Now, as director of the Center for Bioethics at the University of Pennsylvania, Caplan does back-to-back telephone and TV interviews on the ethical tangles arising from this brave new world of genome mapping, cloning and stem-cell research.
Caplan -- one of the world's foremost bioethicists, and one of the most widely quoted ones -- was so busy one recent afternoon he couldn't get a break to discuss the booming field until most of the center emptied out for the day.
As he finished a telephone interview with "Good Morning America" on physicians diagnosing or treating patients over the Internet, a "Prime Time Live" crew was packing its gear after taping a segment on human experimentation. Before that, the Nickelodeon children's network had set up cameras in the office for an interview on stem cells.

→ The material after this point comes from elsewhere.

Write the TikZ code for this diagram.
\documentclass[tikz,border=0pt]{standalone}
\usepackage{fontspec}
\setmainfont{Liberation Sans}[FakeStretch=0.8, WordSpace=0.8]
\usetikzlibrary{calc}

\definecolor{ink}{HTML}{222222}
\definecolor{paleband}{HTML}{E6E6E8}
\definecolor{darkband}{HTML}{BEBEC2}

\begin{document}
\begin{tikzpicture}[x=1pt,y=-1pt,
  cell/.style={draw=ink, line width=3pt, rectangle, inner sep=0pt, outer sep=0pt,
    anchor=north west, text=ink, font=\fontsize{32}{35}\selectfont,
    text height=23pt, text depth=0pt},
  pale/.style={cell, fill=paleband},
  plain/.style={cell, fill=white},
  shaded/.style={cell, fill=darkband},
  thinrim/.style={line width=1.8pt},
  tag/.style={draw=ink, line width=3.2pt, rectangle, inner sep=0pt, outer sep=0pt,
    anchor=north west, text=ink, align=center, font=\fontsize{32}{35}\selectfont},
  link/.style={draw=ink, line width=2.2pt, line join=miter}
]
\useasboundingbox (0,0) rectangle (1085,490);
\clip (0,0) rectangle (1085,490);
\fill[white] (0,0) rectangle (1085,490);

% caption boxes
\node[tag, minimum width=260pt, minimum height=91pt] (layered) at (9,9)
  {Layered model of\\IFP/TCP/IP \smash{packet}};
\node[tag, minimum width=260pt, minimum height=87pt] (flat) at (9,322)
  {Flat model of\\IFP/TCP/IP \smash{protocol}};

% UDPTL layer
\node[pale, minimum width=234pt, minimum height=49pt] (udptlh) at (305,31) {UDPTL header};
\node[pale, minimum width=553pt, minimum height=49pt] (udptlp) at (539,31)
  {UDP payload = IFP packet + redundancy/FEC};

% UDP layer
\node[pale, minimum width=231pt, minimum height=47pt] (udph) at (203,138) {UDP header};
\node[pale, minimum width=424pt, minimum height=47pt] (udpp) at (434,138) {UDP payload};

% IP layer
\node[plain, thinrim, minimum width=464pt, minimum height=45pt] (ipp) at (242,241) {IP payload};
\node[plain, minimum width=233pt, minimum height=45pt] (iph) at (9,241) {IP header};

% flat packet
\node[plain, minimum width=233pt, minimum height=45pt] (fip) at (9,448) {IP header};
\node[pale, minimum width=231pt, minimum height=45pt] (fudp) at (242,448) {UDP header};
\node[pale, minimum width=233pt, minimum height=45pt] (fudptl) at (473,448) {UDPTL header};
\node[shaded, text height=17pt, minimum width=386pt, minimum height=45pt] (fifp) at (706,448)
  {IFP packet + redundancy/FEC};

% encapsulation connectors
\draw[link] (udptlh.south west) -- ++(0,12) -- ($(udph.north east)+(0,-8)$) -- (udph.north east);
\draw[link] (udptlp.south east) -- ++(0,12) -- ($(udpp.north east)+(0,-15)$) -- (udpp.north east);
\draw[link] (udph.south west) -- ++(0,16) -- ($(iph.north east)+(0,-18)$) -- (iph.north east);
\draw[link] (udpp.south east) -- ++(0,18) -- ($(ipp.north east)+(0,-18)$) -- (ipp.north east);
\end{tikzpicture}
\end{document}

"Bioethics probably has topped the chart of its visibility when the president makes his first speech on bioethics and appoints his bioethics adviser," Caplan said. "I guess that's bigger than I would have guessed we would get."
Began with 1976 case
Widespread public discussion of the ethics of science was largely unheard of a quarter-century ago, until the New Jersey Supreme Court ruled in the nation's first major right-to-die case in 1976 that Karen Ann Quinlan's parents had the right to remove her from life support.
"That issue brought bioethics into the American consciousness," Caplan said.
Until then, the moral implications of such decisions had mainly been debated in think tanks, said Caplan.
After the Quinlan case, public interest was again piqued when Louise Joy Brown, the world's first test-tube baby, was born in 1978 in England. That was when Caplan, then an instructor at the Columbia University medical school, received his first bioethics-related call from a reporter.
"I said, 'Is it safe? Is it natural? Who's liable if something goes wrong? Did the parents understand, did they have informed consent?"' he recalled.
From drizzle to rain
From there, interest "grew from a little drizzle to a rain," he said.
Bioethicists are now confronting such issues as surrogate parenting, physician-assisted suicide and genetic engineering.
"That map over there is going to generate more stuff," he said, pointing to a chart on his office wall of the newly cracked human genetic code. "Are we going to test people's genes in the workplace? Are we going to engineer people to be stronger, faster, better?"
Caplan, 51, holds a Ph.D. in philosophy, not a medical degree. Before coming to Penn, he was, among other things, director of the Center for Biomedical Ethics at the University of Minnesota.
In interviews, instead of pronouncing things good or bad, "I'm interested in warning, or getting people to think," he said.